Still Robert Bambrough would not let go so Wood thrust mud into the officer's mouth, soon rendering him unconscious. Wood then leapt from the pond and began to make off. However, after a few paces he returned and lifted Robert Bambrough's head and shoulders clear of the water. He then made his escape down Church Lane towards the church. The whole event had been witnessed by eleven year-old Sarah Hatch who watched from a window at Hutton House. Her screams alerted nearby workmen who pulled Robert Bambrough from the pond and conveyed him to the Chequers Pub in Hutton.
The police and a doctor, who were called from Billericay, arrived at the Chequers, and realised that it was only a question of time before Robert Bambrough died.

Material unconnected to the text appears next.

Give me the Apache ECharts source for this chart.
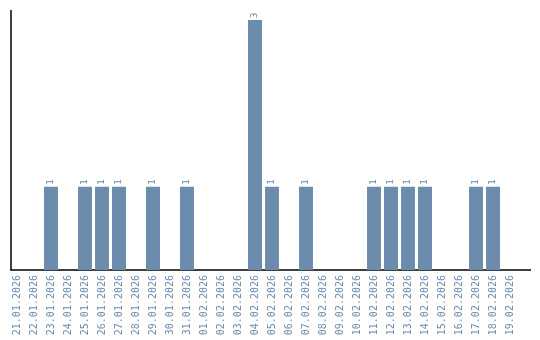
<!DOCTYPE html>
<html><head><meta charset="utf-8">
<script src="https://cdn.jsdelivr.net/npm/echarts@6/dist/echarts.min.js"></script>
<style>html,body{margin:0;padding:0;background:#fff}#c{width:540px;height:340px}</style>
</head><body><div id="c"></div>
<script>
const categories = ["21.01.2026","22.01.2026","23.01.2026","24.01.2026","25.01.2026","26.01.2026","27.01.2026","28.01.2026","29.01.2026","30.01.2026","31.01.2026","01.02.2026","02.02.2026","03.02.2026","04.02.2026","05.02.2026","06.02.2026","07.02.2026","08.02.2026","09.02.2026","10.02.2026","11.02.2026","12.02.2026","13.02.2026","14.02.2026","15.02.2026","16.02.2026","17.02.2026","18.02.2026","19.02.2026"];
const counts = [0,0,1,0,1,1,1,0,1,0,1,0,0,0,3,1,0,1,0,0,0,1,1,1,1,0,0,1,1,0];
const yMax = 3;

const textColor = '#6a8bae';
const barColor = '#6b8cad';
const chart = echarts.init(document.getElementById('c'), null, {renderer:'canvas'});
chart.setOption({
  animation:false,
  grid:{left:8.5, top:20, width:510, bottom:70, containLabel:false},
  xAxis:{type:'category', data:categories,
    axisLine:{show:false}, axisTick:{show:false},
    axisLabel:{rotate:90, interval:0, margin:5, color:textColor, fontFamily:'DejaVu Sans Mono', fontSize:10}},
  yAxis:{type:'value', min:0, max:yMax, axisLine:{show:false}, axisTick:{show:false}, axisLabel:{show:false}, splitLine:{show:false}},
  series:[{type:'bar', data:counts.map(v=>v===0?null:v), barCategoryGap:'18%',
    itemStyle:{color:barColor},
    label:{show:true, position:'top', rotate:90, align:'left', verticalAlign:'middle', distance:2,
      color:textColor, fontFamily:'DejaVu Sans Mono', fontSize:9}}],
  graphic:[
    {type:'line', shape:{x1:11, y1:10, x2:11, y2:270.5}, style:{stroke:'#000', lineWidth:1.5}},
    {type:'line', shape:{x1:10.5, y1:270, x2:531, y2:270}, style:{stroke:'#000', lineWidth:1.5}}
  ]
});
</script></body></html>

The same magistrates who had dealt with Wood that morning were called to take down Robert Bambrough's account of what had happened. Meanwhile Wood, pursued by the police, made his escape via Brentwood and Tilbury, Gravesend and then onto Chatham. However, when the police arrived at Chatham they found that Wood was already in custody, having been recognized from the description published in the morning's papers. Wood was back in Billericay within 24 hours of his escape.
As was the practice Wood was taken to Robert Bambrough's bedside to hear the officer relate what had happened. Wood asked no questions, but stated that he had never intended to harm the officer. Robert Bambrough died the next day. Wood was taken away and charged with attempted murder. The case went to court in March 1851 at Chelmsford. Wood's assertion that he had not intended to harm Robert Bambrough was accepted. He was convicted of manslaughter and sentenced to transportation for life. Robert Bambrough is believed to have been buried at Great Burstead.
A memorial stone was erected in his honour by members of Billericay Police on 21st November 1990, during the 150th anniversary celebrations of Essex Police. It is located beside the A129 Billericay to Hutton road, to the west of the Sir Winston Churchill public house and on the verge near Church Green.